Silence is confession in crisis communications.
2. “Vyombo viheshimu maadili” = classic authoritarian deflection
Every authoritarian regime uses the same line when caught:
• “You misreported”
• “You didn’t follow ethics”
• “You don’t understand our culture”
• “You destabilize our country”
This is the playbook of:
•Uganda under Museveni
•Rwanda when scrutinized
•Ethiopia during Tigray
•Zimbabwe under Mnangagwa
•Sudan before collapse
•Myanmar before full implosion
Tanzania just joined that list.
When a government’s first instinct after an atrocity is to lecture the media, instead of explaining the deaths, it reveals guilt.
3. Msigwa ignored the real issue: deaths, disappearances, and state violence
Notice what he didn’t say:
❌ He didn’t dispute the massacre
❌ He didn’t deny deaths
❌ He didn’t present numbers
❌ He didn’t explain why people were killed
❌ He didn’t challenge evidence gathered by CNN
❌ He didn’t promise independent investigation
❌ He didn’t address the missing people
❌ He didn’t reassure families
He skipped the entire tragedy.
He argued about procedure instead of substance.

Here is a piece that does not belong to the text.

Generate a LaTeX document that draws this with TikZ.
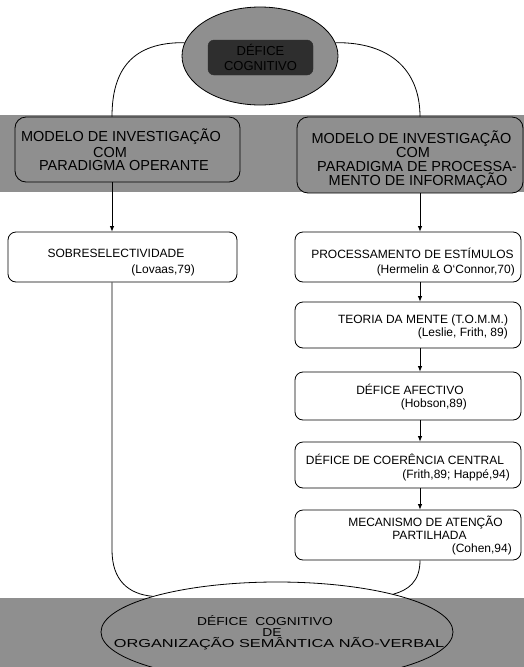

When a spokesperson talks ABOUT THE MEDIA instead of ABOUT THE MASSACRE, it’s because he has nothing to counter the facts.
4. CNN, BBC, DW, and Al Jazeera are not “bloggers” they are institutions
CNN is older than the United Republic of Tanzania.
BBC is older than TANU.
DW is older than CCM.
Foreign bureaus:
•Have legal teams
•Have insurance
•Have editorial boards
•Have global fact-checking units
•Do not publish sensitive material without multi-level verification
For Msigwa to claim they acted “unethically” is laughable when:
•The government refused to speak
•CNN presented video evidence
•Witnesses were interviewed
•Families were interviewed
•Doctors were interviewed
•Police officers leaked information
•Digital forensics tied bullets to state agencies
You cannot challenge a professional investigation with empty slogans.
5. Msigwa’s warning is actually an admission that CNN’s report hit the government where it hurts
The government ignored domestic pressure for weeks.
But ONE international expose forced them into their first press briefing in 25 days.
That alone tells you:
•The media investigation is credible
•The government’s legitimacy is in crisis
•The regime is reacting to external pressure, not internal accountability
CNN broke the government’s wall of silence.
And Msigwa’s anger is a confession of weakness.
6. “Why weren’t they invited?” is the real question Msigwa fears
If the government:
•Claims transparency
•Says there was no wrongdoing
•Says they are open
•Says they want to respond
Then why were international media locked out of the press briefing?
CNN said they weren’t invited.
BBC said they weren’t invited.
DW wasn’t invited.
Al Jazeera wasn’t invited.
Who was invited?
Only:
•Local outlets
•State-friendly media
•Security-filtered journalists
That alone destroys any credibility of Msigwa’s statement.
7. Tanzania cannot win a fight with CNN, BBC, DW, or AJ-and only insecure regimes even attempt it
These outlets operate in:
•150+ countries
•Have protected sources
•Have satellite evidence
•Have legal backing
•Have global viewership
A government that:
•Cannot control Facebook
•Cannot control WhatsApp
•Cannot control Telegram
•Cannot control leaks
•Cannot control diaspora communication
…cannot win a fight with CNN.
The attempt looks desperate.
And desperation equals guilt.
BOTTOM LINE
Msigwa’s statement is:
•Politically reactive
•Strategically shortsighted
•Factually empty
•Emotionally defensive
•A failed attempt to intimidate legitimate international scrutiny
Instead of clearing the government’s name, the statement cements the suspicion that the state has something to hide.
CNN’s report forced the government to face the world.
Msigwa’s response forced the world to ask more questions.